Pick out every line that holds the string "matplotlib" and copy it.

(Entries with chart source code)

------------------------------

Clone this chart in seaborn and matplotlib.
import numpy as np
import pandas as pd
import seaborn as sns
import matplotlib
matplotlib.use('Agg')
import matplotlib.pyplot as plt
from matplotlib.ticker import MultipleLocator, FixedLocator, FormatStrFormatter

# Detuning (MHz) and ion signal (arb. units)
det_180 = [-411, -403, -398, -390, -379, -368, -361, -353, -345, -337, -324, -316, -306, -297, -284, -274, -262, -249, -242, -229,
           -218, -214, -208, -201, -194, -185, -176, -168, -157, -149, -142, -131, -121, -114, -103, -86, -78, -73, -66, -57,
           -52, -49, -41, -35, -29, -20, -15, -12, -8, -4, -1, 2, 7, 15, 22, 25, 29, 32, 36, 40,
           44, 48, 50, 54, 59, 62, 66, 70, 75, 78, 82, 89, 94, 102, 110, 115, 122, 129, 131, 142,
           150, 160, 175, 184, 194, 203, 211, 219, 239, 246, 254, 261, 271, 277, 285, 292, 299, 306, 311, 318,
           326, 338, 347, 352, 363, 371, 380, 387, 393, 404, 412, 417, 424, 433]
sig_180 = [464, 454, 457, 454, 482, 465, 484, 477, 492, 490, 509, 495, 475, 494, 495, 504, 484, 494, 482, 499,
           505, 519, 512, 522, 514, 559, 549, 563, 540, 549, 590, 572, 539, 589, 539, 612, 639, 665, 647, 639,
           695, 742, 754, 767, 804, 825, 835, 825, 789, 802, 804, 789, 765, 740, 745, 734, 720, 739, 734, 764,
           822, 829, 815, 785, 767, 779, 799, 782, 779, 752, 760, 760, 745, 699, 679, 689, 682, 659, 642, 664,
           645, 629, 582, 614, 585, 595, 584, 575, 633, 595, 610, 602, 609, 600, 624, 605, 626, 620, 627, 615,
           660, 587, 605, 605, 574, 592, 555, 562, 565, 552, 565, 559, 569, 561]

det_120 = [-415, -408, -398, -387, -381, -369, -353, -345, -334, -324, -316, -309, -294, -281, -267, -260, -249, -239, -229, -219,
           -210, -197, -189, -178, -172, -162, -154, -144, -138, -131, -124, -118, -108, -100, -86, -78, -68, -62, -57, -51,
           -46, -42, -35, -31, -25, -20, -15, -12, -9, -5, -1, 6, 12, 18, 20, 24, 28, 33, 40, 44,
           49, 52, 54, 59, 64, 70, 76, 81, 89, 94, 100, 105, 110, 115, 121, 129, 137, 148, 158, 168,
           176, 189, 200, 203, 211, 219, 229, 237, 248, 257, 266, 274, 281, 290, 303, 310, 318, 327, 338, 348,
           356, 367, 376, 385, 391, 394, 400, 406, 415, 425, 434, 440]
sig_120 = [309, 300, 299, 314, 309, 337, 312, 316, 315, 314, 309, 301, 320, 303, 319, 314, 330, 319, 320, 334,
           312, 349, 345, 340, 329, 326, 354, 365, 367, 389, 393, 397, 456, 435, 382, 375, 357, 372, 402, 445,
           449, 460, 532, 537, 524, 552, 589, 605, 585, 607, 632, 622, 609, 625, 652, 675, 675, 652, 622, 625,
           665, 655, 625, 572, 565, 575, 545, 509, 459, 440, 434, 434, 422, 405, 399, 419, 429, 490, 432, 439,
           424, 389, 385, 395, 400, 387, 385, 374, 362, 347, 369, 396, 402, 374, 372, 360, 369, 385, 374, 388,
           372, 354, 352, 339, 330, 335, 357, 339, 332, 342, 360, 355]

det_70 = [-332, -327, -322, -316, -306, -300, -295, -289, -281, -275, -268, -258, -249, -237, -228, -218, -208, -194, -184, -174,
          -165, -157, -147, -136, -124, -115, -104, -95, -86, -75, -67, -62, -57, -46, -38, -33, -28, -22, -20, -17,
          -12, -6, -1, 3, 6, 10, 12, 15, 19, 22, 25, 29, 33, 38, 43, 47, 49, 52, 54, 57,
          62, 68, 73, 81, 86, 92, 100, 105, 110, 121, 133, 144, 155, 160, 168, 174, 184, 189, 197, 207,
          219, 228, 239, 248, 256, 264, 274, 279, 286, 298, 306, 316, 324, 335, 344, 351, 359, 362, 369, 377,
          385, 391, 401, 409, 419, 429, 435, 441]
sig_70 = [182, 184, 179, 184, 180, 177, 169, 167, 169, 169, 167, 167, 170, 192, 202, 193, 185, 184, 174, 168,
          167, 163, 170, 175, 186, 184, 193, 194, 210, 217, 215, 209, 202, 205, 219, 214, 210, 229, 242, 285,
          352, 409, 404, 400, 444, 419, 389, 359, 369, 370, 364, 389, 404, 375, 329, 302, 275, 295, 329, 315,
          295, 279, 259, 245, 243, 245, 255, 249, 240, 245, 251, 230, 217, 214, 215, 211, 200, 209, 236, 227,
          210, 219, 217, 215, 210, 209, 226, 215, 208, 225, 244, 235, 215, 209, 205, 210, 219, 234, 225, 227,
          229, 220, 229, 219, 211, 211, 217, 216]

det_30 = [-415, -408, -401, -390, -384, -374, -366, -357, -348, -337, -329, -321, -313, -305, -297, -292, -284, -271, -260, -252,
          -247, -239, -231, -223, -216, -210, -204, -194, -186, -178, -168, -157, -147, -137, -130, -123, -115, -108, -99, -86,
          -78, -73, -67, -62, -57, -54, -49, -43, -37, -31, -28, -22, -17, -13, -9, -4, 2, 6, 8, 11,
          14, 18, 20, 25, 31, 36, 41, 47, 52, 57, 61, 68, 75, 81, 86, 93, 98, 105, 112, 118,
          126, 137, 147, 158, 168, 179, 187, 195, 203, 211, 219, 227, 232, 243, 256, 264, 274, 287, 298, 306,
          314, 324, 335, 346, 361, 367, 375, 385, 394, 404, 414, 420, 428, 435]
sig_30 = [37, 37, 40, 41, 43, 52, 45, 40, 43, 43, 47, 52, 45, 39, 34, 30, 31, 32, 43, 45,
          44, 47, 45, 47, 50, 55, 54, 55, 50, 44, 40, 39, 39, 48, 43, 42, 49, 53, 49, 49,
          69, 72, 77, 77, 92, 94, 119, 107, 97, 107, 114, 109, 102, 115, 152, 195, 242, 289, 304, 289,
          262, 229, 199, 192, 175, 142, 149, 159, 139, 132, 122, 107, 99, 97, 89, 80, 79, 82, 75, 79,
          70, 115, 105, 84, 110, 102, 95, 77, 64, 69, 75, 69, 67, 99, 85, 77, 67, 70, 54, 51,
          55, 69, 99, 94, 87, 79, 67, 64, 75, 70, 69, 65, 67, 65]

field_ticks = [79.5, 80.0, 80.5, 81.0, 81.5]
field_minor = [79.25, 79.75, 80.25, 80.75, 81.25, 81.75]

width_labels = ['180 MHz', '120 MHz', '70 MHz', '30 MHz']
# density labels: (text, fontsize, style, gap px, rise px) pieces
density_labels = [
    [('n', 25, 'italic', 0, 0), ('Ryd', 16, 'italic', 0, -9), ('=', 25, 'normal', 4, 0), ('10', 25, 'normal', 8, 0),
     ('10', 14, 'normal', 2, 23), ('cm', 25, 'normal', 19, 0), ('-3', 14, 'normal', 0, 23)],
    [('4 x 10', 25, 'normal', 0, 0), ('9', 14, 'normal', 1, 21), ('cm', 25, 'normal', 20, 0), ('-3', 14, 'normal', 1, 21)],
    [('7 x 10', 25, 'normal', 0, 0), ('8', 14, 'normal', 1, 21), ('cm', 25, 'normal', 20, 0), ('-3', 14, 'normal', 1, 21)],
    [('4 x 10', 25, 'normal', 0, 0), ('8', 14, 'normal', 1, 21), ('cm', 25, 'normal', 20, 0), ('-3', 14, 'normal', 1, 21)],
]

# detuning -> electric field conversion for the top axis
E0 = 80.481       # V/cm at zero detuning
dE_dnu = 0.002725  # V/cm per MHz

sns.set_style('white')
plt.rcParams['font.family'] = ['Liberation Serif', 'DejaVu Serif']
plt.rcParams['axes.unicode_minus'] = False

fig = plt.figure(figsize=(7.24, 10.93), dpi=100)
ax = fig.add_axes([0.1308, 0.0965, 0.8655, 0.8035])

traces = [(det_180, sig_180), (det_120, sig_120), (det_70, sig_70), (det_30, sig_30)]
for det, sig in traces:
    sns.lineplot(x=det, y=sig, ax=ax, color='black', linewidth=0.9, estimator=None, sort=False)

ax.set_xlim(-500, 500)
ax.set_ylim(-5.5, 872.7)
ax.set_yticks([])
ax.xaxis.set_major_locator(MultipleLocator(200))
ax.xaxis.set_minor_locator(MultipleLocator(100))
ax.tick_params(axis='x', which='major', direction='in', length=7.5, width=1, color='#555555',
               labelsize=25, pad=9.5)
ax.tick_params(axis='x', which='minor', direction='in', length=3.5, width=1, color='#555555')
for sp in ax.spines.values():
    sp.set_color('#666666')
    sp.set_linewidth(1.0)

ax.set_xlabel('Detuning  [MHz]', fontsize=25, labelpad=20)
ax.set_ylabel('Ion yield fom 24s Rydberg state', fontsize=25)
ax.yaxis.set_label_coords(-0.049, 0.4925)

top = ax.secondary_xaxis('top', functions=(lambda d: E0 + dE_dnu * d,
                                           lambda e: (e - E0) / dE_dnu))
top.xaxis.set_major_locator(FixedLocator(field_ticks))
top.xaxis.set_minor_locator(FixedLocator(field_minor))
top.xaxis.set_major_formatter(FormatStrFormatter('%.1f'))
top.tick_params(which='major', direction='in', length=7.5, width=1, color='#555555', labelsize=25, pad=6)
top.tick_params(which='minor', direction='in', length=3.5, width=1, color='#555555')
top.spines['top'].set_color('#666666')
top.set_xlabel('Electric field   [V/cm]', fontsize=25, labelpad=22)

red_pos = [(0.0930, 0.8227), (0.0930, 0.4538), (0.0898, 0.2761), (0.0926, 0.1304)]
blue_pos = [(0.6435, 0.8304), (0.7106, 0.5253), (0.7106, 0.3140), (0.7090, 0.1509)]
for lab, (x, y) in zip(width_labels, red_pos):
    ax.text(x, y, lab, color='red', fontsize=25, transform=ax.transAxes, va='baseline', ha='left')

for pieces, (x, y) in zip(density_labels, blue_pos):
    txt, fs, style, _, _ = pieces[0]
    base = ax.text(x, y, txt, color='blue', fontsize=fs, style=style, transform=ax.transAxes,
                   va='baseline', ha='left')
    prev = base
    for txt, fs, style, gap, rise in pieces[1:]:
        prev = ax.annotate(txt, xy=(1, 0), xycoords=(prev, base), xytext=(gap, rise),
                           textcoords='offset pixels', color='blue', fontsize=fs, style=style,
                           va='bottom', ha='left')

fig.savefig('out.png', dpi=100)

------------------------------

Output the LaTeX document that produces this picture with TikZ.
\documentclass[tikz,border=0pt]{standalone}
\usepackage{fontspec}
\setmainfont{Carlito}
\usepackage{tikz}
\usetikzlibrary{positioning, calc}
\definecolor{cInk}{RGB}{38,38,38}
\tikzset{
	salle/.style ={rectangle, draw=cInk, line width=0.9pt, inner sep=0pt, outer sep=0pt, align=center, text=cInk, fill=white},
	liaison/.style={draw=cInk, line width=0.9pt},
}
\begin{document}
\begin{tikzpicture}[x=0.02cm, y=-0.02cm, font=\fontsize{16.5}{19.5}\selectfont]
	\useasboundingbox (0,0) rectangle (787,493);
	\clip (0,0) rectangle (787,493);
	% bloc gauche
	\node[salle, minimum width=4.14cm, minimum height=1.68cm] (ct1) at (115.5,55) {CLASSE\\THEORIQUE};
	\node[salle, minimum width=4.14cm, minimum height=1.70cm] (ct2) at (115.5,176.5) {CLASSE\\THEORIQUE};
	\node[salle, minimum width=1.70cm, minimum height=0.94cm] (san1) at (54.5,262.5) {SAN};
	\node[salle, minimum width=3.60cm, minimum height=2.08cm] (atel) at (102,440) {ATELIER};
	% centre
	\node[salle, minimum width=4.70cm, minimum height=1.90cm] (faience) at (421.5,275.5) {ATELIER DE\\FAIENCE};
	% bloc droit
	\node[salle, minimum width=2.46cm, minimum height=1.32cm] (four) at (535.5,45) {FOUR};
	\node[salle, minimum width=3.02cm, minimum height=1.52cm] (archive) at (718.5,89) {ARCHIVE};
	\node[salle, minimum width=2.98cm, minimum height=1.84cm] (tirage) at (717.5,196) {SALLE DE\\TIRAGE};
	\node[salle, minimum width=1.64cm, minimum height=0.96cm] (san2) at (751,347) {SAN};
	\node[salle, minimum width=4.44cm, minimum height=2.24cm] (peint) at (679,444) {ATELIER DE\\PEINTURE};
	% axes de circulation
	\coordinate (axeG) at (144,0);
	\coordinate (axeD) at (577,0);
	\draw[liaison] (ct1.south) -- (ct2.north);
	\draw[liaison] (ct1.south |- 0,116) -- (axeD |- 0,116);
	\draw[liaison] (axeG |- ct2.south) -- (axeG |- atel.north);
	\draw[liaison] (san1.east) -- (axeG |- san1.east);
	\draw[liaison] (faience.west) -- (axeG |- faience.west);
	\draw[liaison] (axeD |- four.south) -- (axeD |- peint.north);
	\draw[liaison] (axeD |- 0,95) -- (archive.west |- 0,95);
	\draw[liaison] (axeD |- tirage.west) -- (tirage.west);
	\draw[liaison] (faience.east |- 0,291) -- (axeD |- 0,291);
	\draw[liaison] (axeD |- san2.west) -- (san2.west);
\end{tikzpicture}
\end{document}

------------------------------

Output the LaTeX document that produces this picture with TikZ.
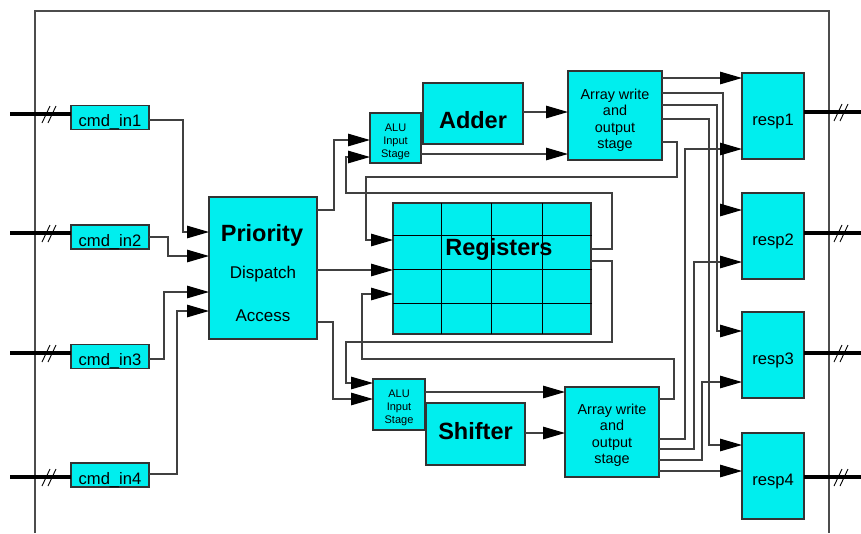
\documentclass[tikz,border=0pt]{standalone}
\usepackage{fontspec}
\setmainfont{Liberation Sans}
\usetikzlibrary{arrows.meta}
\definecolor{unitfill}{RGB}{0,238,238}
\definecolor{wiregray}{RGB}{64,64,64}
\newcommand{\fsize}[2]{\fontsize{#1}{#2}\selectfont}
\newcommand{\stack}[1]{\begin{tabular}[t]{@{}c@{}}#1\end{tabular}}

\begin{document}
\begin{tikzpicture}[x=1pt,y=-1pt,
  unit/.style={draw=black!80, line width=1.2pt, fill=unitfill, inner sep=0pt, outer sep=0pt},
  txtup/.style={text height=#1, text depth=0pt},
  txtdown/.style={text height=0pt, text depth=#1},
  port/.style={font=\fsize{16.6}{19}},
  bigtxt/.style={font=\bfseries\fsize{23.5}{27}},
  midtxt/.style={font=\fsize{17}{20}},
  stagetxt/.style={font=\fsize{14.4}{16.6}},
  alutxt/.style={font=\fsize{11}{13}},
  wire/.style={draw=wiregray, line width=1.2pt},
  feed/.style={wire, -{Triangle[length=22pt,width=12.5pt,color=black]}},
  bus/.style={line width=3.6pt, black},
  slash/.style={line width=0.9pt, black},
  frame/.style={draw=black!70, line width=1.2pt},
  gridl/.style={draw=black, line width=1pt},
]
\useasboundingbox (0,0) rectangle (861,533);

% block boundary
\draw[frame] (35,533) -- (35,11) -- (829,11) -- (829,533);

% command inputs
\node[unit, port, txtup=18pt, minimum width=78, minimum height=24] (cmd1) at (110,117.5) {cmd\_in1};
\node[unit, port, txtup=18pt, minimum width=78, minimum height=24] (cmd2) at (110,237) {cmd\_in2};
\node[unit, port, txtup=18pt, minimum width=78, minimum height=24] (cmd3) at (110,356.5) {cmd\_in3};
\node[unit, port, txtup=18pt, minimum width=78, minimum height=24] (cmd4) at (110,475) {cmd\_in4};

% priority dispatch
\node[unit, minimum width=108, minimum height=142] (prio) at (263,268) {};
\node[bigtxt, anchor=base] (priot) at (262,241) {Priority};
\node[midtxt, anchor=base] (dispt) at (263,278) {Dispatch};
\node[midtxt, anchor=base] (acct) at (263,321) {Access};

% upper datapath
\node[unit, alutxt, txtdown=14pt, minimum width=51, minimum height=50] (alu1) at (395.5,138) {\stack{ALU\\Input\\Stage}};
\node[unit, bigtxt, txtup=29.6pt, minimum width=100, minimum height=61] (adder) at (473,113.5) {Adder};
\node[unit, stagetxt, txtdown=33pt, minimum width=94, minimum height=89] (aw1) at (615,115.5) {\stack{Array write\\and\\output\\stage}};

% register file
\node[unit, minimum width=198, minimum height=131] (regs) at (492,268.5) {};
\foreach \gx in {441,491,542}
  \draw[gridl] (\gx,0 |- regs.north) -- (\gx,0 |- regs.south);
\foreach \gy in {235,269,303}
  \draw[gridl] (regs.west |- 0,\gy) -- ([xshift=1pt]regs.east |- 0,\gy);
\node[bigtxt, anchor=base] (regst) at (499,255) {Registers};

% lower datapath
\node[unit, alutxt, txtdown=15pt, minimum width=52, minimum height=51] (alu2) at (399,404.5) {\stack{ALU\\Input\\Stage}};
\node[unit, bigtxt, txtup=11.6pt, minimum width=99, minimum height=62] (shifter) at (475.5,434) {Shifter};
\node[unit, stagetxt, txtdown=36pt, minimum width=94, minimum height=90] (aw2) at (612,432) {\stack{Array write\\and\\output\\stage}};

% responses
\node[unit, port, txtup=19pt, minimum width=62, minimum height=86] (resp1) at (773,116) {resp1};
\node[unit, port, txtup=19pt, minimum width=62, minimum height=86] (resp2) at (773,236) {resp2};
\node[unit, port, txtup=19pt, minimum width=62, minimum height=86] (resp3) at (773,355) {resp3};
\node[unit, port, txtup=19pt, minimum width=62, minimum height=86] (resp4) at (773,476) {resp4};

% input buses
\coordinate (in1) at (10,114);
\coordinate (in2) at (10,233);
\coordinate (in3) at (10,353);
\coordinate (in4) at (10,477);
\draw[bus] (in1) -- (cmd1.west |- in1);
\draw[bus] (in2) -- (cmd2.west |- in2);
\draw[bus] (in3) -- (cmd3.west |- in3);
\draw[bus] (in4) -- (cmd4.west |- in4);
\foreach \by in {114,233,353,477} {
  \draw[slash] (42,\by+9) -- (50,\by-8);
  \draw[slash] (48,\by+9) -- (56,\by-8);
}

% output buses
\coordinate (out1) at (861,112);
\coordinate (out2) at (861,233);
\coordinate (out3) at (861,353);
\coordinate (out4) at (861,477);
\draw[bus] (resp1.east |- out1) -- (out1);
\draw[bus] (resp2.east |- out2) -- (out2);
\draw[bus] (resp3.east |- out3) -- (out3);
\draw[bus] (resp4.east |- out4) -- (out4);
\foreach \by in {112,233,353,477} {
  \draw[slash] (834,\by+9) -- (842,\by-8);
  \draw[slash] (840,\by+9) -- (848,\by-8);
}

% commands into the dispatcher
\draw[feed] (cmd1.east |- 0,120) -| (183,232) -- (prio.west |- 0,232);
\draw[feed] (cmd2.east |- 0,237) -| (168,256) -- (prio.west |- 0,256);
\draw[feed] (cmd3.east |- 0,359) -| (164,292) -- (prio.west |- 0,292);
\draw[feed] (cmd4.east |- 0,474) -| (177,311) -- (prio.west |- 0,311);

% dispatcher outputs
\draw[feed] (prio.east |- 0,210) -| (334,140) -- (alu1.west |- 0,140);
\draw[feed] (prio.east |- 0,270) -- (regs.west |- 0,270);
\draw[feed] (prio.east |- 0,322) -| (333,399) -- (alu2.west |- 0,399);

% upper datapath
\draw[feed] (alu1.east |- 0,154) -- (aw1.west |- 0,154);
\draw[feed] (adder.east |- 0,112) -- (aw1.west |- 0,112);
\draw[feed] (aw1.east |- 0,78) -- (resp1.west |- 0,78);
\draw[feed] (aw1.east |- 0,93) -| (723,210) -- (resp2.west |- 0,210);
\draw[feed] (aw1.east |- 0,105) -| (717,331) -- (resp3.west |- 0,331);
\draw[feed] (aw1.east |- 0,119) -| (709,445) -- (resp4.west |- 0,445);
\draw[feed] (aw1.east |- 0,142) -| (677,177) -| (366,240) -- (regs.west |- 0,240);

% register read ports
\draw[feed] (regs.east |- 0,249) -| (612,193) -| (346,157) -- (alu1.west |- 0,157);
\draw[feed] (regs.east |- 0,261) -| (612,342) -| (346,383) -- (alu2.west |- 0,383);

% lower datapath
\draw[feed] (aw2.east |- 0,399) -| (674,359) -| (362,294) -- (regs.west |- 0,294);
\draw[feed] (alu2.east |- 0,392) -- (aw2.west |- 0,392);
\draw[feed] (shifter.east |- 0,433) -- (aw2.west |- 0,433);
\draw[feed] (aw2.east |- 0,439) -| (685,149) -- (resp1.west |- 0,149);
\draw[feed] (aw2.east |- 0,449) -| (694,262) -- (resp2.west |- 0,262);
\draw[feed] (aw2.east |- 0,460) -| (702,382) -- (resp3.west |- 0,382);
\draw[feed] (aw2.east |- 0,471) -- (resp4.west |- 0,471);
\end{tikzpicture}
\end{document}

------------------------------

• [Solution to the exercise]:
Clone this chart in seaborn and matplotlib.
import matplotlib
matplotlib.use('Agg')
import matplotlib.pyplot as plt
from matplotlib.ticker import MultipleLocator, FixedLocator, FormatStrFormatter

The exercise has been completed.